Task directions: Only the lines between the line with "Output the Python" and the line with "fontsize=9.5, fontweight='bold', color='#222222')", together with those two lines themselves, are to be copied exactly.

[Records with drawing code]
- - -
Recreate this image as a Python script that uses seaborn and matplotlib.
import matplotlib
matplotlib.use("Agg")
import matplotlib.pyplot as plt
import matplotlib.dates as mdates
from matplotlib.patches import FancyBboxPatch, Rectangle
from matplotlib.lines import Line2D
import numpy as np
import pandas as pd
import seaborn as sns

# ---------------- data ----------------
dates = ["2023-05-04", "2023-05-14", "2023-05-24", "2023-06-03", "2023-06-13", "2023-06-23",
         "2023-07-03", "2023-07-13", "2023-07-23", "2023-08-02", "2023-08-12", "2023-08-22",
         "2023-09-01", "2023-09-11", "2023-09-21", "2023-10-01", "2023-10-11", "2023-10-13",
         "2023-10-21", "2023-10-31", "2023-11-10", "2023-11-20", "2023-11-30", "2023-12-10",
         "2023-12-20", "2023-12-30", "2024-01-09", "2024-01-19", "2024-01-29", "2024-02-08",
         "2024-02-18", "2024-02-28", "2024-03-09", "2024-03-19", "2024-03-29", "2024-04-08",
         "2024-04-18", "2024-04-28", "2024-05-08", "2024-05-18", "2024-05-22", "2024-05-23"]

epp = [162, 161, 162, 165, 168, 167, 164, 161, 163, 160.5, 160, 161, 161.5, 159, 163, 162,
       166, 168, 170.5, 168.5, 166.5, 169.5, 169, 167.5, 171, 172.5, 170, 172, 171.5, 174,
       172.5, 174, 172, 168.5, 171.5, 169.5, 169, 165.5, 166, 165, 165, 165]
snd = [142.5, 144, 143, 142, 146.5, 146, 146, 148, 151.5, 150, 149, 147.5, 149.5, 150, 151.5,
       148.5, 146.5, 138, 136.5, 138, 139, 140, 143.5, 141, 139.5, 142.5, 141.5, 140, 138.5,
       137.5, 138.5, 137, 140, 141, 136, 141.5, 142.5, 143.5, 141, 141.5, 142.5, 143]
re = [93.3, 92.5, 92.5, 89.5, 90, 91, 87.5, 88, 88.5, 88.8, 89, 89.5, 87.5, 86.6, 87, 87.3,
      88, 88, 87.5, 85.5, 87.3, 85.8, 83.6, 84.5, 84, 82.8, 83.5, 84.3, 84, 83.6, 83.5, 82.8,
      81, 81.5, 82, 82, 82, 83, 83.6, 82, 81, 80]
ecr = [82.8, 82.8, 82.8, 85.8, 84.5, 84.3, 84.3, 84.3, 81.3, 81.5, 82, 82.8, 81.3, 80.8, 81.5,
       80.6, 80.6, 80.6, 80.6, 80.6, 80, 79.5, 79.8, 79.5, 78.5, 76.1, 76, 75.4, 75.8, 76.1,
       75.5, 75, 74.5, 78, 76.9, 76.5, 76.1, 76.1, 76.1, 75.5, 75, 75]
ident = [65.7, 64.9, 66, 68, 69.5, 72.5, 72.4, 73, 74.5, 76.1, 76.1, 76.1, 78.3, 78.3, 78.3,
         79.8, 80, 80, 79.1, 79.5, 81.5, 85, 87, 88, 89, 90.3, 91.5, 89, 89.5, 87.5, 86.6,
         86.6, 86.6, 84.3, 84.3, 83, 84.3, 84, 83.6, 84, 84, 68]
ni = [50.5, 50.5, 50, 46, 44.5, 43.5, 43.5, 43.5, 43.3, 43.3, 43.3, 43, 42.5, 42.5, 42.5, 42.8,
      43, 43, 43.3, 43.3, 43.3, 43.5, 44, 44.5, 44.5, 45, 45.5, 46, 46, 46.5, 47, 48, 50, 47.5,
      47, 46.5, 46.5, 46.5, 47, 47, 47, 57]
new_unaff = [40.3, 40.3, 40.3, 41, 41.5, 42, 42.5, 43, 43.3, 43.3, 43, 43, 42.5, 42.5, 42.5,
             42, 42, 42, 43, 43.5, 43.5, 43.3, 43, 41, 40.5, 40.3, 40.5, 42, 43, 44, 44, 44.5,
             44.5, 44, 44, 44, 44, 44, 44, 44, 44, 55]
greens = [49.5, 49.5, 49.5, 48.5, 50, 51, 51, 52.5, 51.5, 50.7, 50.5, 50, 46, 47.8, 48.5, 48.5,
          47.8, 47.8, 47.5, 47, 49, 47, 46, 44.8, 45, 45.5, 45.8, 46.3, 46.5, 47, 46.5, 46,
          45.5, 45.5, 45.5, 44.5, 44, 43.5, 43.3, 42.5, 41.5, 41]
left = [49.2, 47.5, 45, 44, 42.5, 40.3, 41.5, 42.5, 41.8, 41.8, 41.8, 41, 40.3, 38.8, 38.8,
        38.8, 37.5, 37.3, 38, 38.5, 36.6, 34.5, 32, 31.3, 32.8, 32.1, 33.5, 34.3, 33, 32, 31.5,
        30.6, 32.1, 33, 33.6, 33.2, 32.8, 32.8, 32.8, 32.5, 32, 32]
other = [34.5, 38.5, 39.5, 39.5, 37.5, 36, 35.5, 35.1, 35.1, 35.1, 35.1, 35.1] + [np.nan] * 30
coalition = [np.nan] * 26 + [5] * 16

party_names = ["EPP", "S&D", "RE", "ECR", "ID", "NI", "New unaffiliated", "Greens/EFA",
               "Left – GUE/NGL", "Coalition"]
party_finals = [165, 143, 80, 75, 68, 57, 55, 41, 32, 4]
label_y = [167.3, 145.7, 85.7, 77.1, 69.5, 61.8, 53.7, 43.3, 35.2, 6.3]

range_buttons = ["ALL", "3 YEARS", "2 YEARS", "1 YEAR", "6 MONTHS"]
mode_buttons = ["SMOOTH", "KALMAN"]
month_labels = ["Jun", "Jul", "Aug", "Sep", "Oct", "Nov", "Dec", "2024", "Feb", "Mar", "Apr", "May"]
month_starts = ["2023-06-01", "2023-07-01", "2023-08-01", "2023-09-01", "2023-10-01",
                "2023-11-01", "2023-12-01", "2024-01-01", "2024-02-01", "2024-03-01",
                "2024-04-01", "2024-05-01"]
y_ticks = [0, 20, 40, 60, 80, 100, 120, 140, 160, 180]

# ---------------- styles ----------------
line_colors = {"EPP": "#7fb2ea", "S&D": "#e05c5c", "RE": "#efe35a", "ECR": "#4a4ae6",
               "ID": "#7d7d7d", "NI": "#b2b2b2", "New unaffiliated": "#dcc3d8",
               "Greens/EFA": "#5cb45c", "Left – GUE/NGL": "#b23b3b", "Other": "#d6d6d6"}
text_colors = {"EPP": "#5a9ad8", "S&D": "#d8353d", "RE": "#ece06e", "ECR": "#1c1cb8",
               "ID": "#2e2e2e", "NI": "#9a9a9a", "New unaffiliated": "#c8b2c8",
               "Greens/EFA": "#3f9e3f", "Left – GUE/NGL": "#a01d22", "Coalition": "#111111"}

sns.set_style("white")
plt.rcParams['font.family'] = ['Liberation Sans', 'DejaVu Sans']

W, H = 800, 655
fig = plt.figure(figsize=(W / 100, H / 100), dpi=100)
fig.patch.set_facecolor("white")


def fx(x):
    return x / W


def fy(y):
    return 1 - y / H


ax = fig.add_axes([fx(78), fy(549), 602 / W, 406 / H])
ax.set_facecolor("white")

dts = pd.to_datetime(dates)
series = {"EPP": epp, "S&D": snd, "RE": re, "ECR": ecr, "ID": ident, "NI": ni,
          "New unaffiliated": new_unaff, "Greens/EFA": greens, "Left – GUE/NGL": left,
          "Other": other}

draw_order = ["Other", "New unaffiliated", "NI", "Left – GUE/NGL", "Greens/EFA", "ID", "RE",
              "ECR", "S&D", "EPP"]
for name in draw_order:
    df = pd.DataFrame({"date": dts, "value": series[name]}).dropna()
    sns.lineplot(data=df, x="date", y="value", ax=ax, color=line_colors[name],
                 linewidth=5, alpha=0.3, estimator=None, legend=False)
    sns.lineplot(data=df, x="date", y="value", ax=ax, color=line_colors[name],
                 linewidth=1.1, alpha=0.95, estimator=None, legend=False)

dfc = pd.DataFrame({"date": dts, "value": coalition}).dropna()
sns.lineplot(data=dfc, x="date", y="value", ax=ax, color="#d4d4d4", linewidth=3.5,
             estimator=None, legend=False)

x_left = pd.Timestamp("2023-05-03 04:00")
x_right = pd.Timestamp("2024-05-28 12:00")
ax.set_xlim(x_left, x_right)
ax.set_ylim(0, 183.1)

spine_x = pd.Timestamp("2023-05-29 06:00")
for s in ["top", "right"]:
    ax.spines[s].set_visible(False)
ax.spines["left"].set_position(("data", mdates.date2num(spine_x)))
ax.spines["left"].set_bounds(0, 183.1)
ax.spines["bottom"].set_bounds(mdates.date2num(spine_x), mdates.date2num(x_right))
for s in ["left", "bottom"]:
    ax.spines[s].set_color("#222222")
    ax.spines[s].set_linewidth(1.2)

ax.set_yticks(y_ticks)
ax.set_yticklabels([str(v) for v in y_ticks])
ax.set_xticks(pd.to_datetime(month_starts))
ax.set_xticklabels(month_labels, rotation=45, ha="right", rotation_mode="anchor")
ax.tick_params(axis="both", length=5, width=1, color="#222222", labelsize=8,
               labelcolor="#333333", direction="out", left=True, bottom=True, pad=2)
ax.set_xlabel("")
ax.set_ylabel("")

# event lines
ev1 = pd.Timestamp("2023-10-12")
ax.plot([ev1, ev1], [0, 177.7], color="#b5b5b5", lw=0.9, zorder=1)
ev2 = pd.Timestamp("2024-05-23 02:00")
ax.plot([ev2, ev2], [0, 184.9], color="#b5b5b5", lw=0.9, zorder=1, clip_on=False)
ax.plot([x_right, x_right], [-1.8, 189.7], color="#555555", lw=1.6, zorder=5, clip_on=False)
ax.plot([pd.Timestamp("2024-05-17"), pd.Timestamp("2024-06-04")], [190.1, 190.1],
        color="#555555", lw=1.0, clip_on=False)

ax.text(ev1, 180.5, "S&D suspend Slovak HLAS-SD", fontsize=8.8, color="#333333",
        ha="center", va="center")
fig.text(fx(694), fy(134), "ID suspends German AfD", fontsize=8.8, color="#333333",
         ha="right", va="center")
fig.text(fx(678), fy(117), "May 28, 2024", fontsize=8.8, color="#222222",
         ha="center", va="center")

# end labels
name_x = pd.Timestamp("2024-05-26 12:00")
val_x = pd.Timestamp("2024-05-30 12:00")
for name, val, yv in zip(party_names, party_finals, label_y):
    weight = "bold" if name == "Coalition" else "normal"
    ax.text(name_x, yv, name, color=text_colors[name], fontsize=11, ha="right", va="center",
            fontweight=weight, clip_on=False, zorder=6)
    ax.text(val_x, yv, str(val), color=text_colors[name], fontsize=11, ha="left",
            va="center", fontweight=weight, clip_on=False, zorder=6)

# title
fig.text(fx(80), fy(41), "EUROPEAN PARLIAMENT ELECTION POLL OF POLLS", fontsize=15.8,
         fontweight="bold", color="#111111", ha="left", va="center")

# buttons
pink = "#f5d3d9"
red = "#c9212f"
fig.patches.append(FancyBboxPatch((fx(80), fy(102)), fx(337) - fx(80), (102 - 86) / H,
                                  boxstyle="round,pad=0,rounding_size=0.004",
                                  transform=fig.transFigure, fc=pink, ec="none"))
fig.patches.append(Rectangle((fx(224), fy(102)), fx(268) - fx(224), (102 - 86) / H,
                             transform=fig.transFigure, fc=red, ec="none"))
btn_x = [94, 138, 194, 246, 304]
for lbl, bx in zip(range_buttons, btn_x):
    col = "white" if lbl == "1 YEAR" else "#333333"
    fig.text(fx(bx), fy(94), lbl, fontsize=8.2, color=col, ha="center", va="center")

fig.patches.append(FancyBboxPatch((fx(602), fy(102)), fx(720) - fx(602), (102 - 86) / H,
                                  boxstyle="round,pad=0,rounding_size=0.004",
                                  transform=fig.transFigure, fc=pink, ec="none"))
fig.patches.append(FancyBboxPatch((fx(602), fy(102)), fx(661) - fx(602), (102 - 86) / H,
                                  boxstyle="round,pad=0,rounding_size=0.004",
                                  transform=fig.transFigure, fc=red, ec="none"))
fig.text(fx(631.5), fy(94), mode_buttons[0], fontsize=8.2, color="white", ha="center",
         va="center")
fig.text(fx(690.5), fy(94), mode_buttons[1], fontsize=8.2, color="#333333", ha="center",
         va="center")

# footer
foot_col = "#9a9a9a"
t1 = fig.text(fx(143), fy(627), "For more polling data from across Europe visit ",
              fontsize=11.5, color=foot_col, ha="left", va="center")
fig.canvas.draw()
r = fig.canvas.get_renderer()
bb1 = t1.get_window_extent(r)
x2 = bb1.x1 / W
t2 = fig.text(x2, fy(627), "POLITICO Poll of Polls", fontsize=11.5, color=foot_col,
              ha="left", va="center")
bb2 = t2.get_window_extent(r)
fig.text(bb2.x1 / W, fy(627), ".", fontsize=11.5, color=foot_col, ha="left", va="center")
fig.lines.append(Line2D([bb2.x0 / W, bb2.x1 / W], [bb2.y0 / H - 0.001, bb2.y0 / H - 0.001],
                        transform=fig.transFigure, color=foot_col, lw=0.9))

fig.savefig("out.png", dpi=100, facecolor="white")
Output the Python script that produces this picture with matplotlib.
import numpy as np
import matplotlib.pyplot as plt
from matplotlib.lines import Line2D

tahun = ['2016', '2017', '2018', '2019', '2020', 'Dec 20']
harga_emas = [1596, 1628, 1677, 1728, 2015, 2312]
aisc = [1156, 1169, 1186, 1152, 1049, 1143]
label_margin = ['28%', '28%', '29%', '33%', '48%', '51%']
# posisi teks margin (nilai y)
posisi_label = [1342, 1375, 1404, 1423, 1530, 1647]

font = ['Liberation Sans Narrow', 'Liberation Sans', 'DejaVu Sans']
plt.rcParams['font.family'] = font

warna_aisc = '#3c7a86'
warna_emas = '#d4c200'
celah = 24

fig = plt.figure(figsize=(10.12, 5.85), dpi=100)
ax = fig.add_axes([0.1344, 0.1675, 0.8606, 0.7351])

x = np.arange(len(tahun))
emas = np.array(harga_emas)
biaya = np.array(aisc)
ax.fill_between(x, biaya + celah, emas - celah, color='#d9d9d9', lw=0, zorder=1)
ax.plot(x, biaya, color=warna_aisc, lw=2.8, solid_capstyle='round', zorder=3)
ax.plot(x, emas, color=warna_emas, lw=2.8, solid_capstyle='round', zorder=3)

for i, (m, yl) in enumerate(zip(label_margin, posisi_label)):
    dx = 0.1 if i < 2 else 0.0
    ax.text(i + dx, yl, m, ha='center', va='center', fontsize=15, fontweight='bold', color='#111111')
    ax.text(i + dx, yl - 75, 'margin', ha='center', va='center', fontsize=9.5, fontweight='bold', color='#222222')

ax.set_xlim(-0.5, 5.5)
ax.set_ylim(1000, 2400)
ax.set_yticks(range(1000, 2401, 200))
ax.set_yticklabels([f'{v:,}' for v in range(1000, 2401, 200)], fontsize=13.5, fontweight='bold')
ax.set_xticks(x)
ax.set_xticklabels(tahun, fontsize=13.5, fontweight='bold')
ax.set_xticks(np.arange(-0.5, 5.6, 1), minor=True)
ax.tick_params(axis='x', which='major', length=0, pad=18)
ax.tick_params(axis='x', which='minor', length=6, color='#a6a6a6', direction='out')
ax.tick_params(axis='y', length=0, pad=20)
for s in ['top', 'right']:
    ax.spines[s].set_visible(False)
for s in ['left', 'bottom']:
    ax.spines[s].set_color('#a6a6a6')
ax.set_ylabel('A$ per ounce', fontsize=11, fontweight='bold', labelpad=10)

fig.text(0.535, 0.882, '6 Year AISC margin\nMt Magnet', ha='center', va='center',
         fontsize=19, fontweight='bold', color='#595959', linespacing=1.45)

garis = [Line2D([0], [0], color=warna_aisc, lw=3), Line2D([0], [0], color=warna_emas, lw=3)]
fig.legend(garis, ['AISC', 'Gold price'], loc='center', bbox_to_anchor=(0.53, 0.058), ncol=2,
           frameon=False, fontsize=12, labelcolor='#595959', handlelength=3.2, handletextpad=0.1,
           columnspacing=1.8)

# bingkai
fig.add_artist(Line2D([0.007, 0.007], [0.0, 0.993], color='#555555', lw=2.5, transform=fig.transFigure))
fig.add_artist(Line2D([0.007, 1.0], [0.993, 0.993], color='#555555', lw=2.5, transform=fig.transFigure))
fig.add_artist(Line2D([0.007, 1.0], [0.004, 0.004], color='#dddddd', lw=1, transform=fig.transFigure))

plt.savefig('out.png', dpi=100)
- - -
Solution below:
Output the Python script that produces this picture with matplotlib.
import numpy as np
import matplotlib.pyplot as plt
from matplotlib.lines import Line2D

tahun = ['2016', '2017', '2018', '2019', '2020', 'Dec 20']
harga_emas = [1596, 1628, 1677, 1728, 2015, 2312]
aisc = [1156, 1169, 1186, 1152, 1049, 1143]
label_margin = ['28%', '28%', '29%', '33%', '48%', '51%']
# posisi teks margin (nilai y)
posisi_label = [1342, 1375, 1404, 1423, 1530, 1647]

font = ['Liberation Sans Narrow', 'Liberation Sans', 'DejaVu Sans']
plt.rcParams['font.family'] = font

warna_aisc = '#3c7a86'
warna_emas = '#d4c200'
celah = 24

fig = plt.figure(figsize=(10.12, 5.85), dpi=100)
ax = fig.add_axes([0.1344, 0.1675, 0.8606, 0.7351])

x = np.arange(len(tahun))
emas = np.array(harga_emas)
biaya = np.array(aisc)
ax.fill_between(x, biaya + celah, emas - celah, color='#d9d9d9', lw=0, zorder=1)
ax.plot(x, biaya, color=warna_aisc, lw=2.8, solid_capstyle='round', zorder=3)
ax.plot(x, emas, color=warna_emas, lw=2.8, solid_capstyle='round', zorder=3)

for i, (m, yl) in enumerate(zip(label_margin, posisi_label)):
    dx = 0.1 if i < 2 else 0.0
    ax.text(i + dx, yl, m, ha='center', va='center', fontsize=15, fontweight='bold', color='#111111')
    ax.text(i + dx, yl - 75, 'margin', ha='center', va='center', fontsize=9.5, fontweight='bold', color='#222222')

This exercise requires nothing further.